__TO DO__
Using the listing below, report all lines holding the word "chart".

_ _ _ _ _ _ _

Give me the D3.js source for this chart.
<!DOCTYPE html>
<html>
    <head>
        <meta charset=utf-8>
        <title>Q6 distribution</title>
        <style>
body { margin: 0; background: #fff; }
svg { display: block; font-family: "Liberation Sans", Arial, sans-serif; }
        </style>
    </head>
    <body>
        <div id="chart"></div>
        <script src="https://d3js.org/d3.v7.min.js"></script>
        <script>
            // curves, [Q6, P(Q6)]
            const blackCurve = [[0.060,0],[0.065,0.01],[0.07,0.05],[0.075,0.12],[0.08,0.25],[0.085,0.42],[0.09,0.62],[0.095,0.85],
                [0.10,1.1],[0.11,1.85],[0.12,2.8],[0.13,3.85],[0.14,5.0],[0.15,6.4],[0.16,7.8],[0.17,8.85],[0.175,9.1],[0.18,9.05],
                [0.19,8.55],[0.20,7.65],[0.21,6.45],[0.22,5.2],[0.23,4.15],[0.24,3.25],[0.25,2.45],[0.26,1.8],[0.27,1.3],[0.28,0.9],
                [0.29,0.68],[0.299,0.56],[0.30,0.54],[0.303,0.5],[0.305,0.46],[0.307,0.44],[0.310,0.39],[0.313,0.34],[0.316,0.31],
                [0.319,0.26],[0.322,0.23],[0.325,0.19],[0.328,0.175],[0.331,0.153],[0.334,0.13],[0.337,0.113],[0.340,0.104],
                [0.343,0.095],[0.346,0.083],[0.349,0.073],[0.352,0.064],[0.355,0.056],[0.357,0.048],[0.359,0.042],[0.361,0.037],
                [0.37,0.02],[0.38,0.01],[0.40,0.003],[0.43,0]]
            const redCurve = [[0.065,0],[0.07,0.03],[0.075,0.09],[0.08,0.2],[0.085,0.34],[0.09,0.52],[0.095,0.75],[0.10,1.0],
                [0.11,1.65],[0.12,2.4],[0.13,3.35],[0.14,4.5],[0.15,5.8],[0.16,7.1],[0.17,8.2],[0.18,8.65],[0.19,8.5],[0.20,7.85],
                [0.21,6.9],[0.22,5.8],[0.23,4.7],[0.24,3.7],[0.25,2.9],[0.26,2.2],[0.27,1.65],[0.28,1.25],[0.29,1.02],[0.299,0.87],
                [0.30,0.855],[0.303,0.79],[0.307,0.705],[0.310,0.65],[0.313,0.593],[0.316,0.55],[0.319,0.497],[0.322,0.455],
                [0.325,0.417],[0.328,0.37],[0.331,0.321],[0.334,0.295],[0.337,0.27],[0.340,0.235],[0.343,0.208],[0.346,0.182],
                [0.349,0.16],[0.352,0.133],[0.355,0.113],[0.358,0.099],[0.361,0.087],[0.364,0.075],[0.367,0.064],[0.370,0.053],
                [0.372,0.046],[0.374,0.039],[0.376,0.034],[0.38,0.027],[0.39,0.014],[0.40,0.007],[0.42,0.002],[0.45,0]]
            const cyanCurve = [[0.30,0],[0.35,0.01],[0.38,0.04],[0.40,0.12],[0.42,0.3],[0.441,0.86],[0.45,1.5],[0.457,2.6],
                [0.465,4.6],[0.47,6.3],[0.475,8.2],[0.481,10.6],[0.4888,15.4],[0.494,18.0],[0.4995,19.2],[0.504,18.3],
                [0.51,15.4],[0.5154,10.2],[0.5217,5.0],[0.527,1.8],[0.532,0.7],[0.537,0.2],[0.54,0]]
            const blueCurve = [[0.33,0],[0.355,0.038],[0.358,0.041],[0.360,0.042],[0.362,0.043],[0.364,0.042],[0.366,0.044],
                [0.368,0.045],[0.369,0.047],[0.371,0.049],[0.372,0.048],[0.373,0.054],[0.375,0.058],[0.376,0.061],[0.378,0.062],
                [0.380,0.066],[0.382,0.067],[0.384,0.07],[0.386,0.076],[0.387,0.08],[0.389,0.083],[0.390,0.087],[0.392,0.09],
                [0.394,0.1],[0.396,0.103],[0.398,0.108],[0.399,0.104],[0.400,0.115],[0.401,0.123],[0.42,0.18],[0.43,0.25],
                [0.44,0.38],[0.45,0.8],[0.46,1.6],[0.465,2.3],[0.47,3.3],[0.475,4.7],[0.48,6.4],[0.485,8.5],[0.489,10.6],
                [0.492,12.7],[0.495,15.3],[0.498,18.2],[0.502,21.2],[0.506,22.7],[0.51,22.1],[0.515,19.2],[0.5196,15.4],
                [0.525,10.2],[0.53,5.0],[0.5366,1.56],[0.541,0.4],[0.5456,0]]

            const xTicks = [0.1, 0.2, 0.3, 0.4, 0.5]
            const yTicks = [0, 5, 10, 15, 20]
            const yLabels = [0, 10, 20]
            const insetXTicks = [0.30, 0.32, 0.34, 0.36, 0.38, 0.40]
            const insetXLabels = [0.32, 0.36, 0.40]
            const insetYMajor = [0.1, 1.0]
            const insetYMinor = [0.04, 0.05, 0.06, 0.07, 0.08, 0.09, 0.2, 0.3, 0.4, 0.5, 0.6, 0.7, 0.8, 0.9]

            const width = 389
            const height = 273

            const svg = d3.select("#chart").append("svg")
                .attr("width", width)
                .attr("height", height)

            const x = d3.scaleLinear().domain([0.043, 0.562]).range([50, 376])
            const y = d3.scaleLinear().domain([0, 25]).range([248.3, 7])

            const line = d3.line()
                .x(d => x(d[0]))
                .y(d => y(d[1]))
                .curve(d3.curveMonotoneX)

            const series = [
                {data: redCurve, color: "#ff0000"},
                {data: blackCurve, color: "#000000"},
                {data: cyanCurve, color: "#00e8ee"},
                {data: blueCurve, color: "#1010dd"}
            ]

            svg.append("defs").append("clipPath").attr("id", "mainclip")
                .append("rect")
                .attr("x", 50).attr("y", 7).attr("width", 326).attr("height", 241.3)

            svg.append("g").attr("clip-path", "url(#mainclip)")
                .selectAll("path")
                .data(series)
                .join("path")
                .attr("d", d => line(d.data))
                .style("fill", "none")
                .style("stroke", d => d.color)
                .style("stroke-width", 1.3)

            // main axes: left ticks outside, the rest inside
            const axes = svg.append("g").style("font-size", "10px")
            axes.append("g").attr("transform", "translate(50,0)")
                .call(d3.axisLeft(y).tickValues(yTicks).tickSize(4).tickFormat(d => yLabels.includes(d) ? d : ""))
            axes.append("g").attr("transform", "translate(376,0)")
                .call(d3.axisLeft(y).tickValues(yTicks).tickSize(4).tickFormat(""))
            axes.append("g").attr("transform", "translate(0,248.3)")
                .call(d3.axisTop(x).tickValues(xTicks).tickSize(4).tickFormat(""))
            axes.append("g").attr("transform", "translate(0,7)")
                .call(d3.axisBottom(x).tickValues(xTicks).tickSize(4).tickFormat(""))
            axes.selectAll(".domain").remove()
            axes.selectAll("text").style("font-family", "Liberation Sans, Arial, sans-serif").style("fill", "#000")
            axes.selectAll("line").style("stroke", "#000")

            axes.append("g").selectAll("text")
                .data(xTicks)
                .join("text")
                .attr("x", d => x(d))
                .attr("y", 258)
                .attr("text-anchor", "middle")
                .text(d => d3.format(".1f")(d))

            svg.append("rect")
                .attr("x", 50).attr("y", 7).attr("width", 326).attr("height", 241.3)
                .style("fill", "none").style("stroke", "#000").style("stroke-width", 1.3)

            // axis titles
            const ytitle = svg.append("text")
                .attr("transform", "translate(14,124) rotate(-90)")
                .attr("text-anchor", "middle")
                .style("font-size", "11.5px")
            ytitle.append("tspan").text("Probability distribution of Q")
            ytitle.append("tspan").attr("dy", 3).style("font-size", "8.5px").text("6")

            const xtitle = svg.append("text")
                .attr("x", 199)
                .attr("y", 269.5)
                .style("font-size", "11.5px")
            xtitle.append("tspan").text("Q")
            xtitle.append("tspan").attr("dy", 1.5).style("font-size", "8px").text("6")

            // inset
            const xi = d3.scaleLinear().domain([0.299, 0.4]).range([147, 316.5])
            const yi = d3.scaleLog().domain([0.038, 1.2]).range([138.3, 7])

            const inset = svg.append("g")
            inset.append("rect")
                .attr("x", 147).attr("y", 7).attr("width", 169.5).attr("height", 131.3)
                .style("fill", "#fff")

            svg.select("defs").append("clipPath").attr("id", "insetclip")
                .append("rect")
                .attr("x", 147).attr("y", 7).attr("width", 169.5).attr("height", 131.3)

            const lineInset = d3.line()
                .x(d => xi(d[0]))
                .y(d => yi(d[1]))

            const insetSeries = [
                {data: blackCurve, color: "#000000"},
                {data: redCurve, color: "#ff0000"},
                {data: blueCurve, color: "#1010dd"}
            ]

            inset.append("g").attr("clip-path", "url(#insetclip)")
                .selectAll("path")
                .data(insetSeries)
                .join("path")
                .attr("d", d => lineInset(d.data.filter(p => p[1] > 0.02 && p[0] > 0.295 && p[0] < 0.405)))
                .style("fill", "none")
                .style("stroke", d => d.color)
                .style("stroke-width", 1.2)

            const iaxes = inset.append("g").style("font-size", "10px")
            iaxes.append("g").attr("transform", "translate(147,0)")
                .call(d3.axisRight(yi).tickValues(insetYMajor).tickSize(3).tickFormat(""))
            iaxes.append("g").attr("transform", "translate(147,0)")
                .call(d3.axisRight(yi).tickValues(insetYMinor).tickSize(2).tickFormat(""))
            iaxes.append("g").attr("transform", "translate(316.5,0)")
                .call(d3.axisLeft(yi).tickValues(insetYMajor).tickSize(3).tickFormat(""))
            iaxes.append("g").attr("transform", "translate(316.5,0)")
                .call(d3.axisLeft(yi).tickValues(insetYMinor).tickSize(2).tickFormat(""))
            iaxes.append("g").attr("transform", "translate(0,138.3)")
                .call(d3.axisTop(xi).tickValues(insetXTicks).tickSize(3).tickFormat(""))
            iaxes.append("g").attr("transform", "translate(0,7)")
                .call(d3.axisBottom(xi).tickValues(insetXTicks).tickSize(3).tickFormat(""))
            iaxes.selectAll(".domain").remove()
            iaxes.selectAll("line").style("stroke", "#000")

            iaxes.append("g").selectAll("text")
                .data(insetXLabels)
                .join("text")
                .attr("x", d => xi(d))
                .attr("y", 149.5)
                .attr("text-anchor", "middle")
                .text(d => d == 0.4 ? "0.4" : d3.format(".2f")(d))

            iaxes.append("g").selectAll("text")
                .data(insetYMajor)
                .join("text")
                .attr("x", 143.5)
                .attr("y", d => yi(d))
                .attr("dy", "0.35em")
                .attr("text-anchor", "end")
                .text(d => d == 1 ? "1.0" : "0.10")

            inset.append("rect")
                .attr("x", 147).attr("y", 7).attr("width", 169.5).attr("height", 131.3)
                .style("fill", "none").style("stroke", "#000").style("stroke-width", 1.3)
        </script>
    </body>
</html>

_ _ _ _ _ _ _

__SOLUTION__
Give me the D3.js source for this chart.
        <div id="chart"></div>
            const svg = d3.select("#chart").append("svg")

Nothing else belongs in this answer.